Published: Wednesday, Sep. 16, 2009 - 12:00 am | Page 8B

Job losses in the public sector will prolong the economic pain in California through 2010 even as a recovery gets under way nationwide, two forecasters predict.

Jeff Michael, a forecaster at the University of the Pacific, said Tuesday that California's recession will be over before the end of the year. But the cutbacks in state and local government, along with the continuing fallout from the mortgage meltdown, will make 2010 feel like another year of recession, Michael said in UOP's latest quarterly forecast.

Similarly, the newest UCLA Anderson Forecast predicts a sluggish recovery because of the weak public sector. UCLA senior economist Jerry Nickelsburg is more optimistic than Michael about the housing market, and says California will outperform the U.S. economy starting in 2011.

Yet both economists say Californians can expect continued high unemployment for a couple more years or so.
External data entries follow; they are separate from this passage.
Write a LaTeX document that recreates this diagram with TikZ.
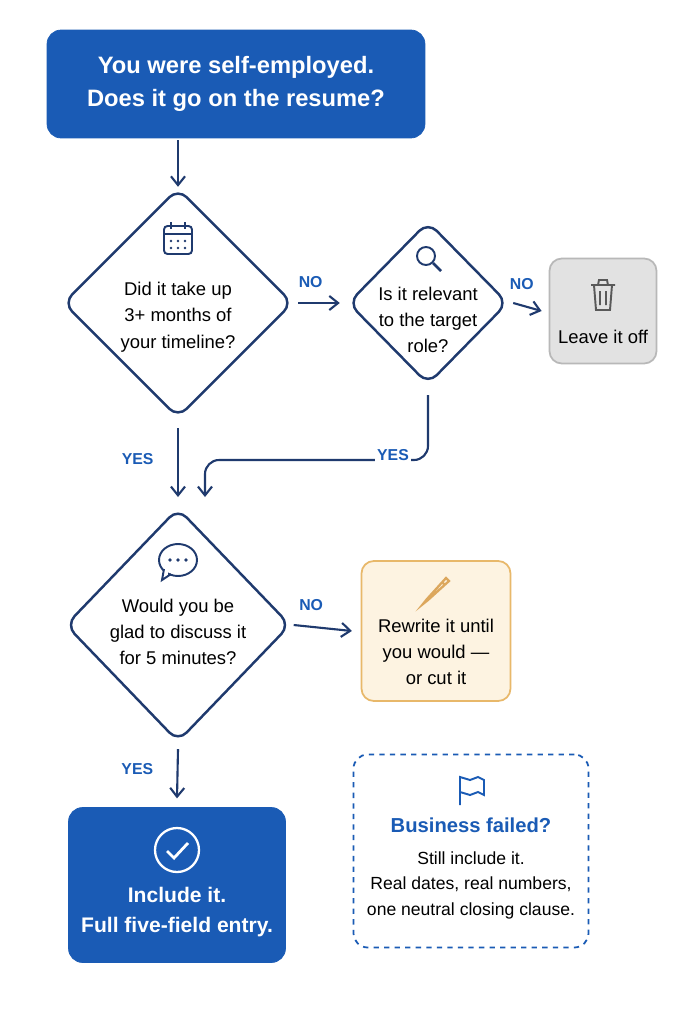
\documentclass[tikz,border=0pt]{standalone}
\usepackage{fontspec}
\setmainfont{Liberation Sans}
\usetikzlibrary{arrows.meta,shapes.geometric,positioning}
\definecolor{mainblue}{HTML}{1A5BB5}
\definecolor{navy}{HTML}{1F3A6E}
\definecolor{greyfill}{HTML}{E2E2E2}
\definecolor{greyline}{HTML}{B8B8B8}
\definecolor{creamfill}{HTML}{FDF3E1}
\definecolor{creamline}{HTML}{E8B86A}
\tikzset{
  bluebox/.style={draw=mainblue, fill=mainblue, rounded corners=8pt, text=white, font=\bfseries},
  decision/.style={diamond, draw=navy, line width=1.4pt, fill=white, rounded corners=7pt, inner sep=0pt},
  flow/.style={draw=navy, line width=1.2pt, -{Straight Barb[length=5pt,width=8pt]}},
  lbl/.style={text=mainblue, font=\small\bfseries},
  body/.style={align=center, font=\fontsize{10.5}{15}\selectfont, text=black},
  icon/.style={draw=navy, line width=1.1pt}
}
\begin{document}
\begin{tikzpicture}[x=0.02cm, y=-0.02cm]
  % canvas
  \useasboundingbox (0,0) rectangle (683,1024);
  \fill[white] (0,0) rectangle (683,1024);

  % Title
  \node[bluebox, minimum width=7.56cm, minimum height=2.16cm, align=center,
        font=\fontsize{13.5}{19}\selectfont\bfseries] (title) at (236,84)
        {You were self-employed.\\Does it go on the resume?};

  % Decisions
  \node[decision, minimum width=4.6cm, minimum height=4.6cm] (d1) at (178,303) {};
  \node[decision, minimum width=3.2cm, minimum height=3.26cm] (d2) at (428,303) {};
  \node[decision, minimum width=4.5cm, minimum height=4.68cm] (d3) at (178,625) {};
  \node[body] (t1) at (178,317) {Did it take up\\3+ months of\\your timeline?};
  \node[body] (t2) at (428,320) {Is it relevant\\to the target\\role?};
  \node[body] (t3) at (178,632) {Would you be\\glad to discuss it\\for 5 minutes?};

  % Outcome boxes
  \node[draw=greyline, fill=greyfill, rounded corners=7pt, line width=1pt,
        minimum width=2.14cm, minimum height=2.1cm] (off) at (603,311) {};
  \node[body] (offtext) at (603,337) {Leave it off};
  \node[draw=creamline, fill=creamfill, rounded corners=7pt, line width=1pt,
        minimum width=2.98cm, minimum height=2.8cm] (rew) at (436,631) {};
  \node[body] (rewtext) at (436,652) {Rewrite it until\\you would ---\\or cut it};
  \node[bluebox, minimum width=4.34cm, minimum height=3.1cm] (inc) at (177,885) {};
  \node[align=center, text=white, font=\fontsize{12}{17}\selectfont\bfseries] (inctext) at (177,912)
        {Include it.\\Full five-field entry.};
  \node[draw=mainblue, dashed, line width=1pt, rounded corners=8pt,
        minimum width=4.7cm, minimum height=3.86cm] (note) at (471,851) {};
  \node[text=mainblue, font=\fontsize{11.5}{14}\selectfont\bfseries] (notehead) at (471,825) {Business failed?};
  \node[body, font=\fontsize{10}{14.5}\selectfont] (notetext) at (471,885)
        {Still include it.\\Real dates, real numbers,\\one neutral closing clause.};

  % Icons
  \draw[icon, rounded corners=2pt] (164,226) rectangle (192,254);
  \draw[icon] (164,234) -- (192,234) (171,222) -- (171,229) (185,222) -- (185,229);
  \foreach \i in {171,178,185} \fill[navy] (\i,241) circle (1.3) (\i,248) circle (1.3);
  \draw[icon] (426,256) circle (9);
  \draw[icon, line width=1.6pt] (433,263) -- (441,271);
  \draw[icon, draw=black!65] (591,285) -- (615,285) (598,285) -- (599,280) -- (607,280) -- (608,285)
        (594,285) -- (596,310) -- (610,310) -- (612,285)
        (600,291) -- (600,305) (606,291) -- (606,305);
  \draw[icon] (178,560) ellipse (19 and 16);
  \fill[white] (163,570) rectangle (168,580);
  \draw[icon] (164,569) -- (162,580) -- (171,574);
  \foreach \i in {170,178,186} \fill[navy] (\i,560) circle (1.8);
  \draw[line width=1.3pt, creamline!70!brown] (446,578) -- (427,599) -- (423,604) -- (428,600) -- (449,581) -- cycle
        (442,582) -- (445,585);
  \draw[white, line width=1.3pt] (177,850) circle (22);
  \draw[white, line width=1.6pt] (167,851) -- (174,858) -- (188,843);
  \draw[icon, draw=mainblue] (460,805) -- (460,777) -- (470,780) -- (478,777) -- (484,780) -- (484,795) -- (478,792) -- (470,795) -- (460,792);

  % Connector ends
  \coordinate (m1) at (178,497);
  \coordinate (m2) at (205,497);
  \coordinate (bend) at (205,460);
  \coordinate (d1b) at (178,428);
  \coordinate (d2b) at (428,395);

  % Connectors
  \draw[flow] (title.south -| d1) ++(0,2) -- (d1.north);
  \draw[flow] (d1.east) ++(4,0) -- node[lbl, above=5pt, pos=0.3] {NO} ([xshift=-4pt]d2.west);
  \draw[flow] (d2.east) ++(4,0) -- node[lbl, above=5pt, pos=0.3] {NO} ([xshift=-4pt]off.west);
  \draw[flow] (d1b) -- node[lbl, left=10pt, pos=0.45] {YES} (m1);
  \draw[flow, rounded corners=8pt] (d2b) |- (bend) -- (m2);
  \node[lbl, fill=white, inner sep=1pt] (yes2) at (393,455) {YES};
  \draw[flow] (d3.east) ++(2,0) -- node[lbl, above=5pt, pos=0.3] {NO} ([xshift=-5pt]rew.west);
  \draw[flow] (d3.south) ++(0,6) -- node[lbl, left=10pt, pos=0.4] {YES} ([yshift=5pt]inc.north);
\end{tikzpicture}
\end{document}
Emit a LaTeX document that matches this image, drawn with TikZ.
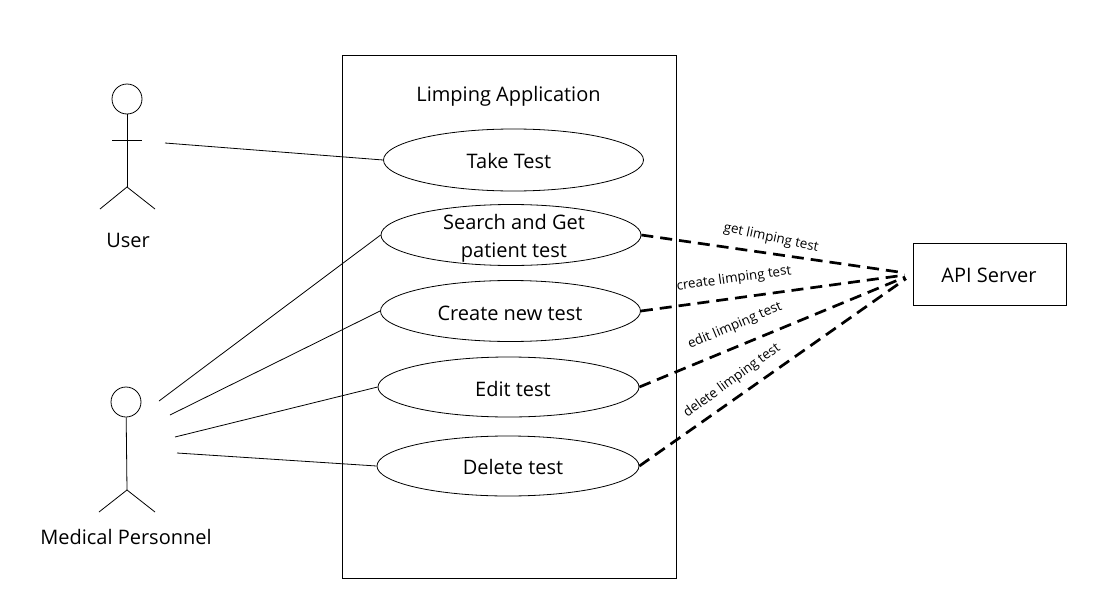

The unemployment rate is currently 11.9 percent in California and 11.8 percent in greater Sacramento.

In the UCLA forecast, released today, Nickelsburg said statewide unemployment will peak at 12.2 percent later this year and won't go below 10 percent until the second half of 2011.

Michael, director of UOP's Business Forecasting Center, said statewide unemployment will peak at 12.6 percent next spring and remain above 12 percent through all of 2010. "In the initial going, (the recovery) is going to be very weak," Michael said in an interview.

The twin forecasts show the corrosive effect of dwindling tax revenue. Gov. Arnold Schwarzenegger has pledged to eliminate 7,000 state jobs, while thousands of teachers and municipal employees have been laid off. Some 24,000 government jobs at all levels have disappeared in California in the past year.

Nevertheless, Nickelsburg said California's outlook beyond 2010 is bright. As the global economy pulls out of its slumber and international trade rebounds, business will boom again at California's ports and warehouse. In addition, the state will benefit from the emergence of green technology industries, he said in an interview.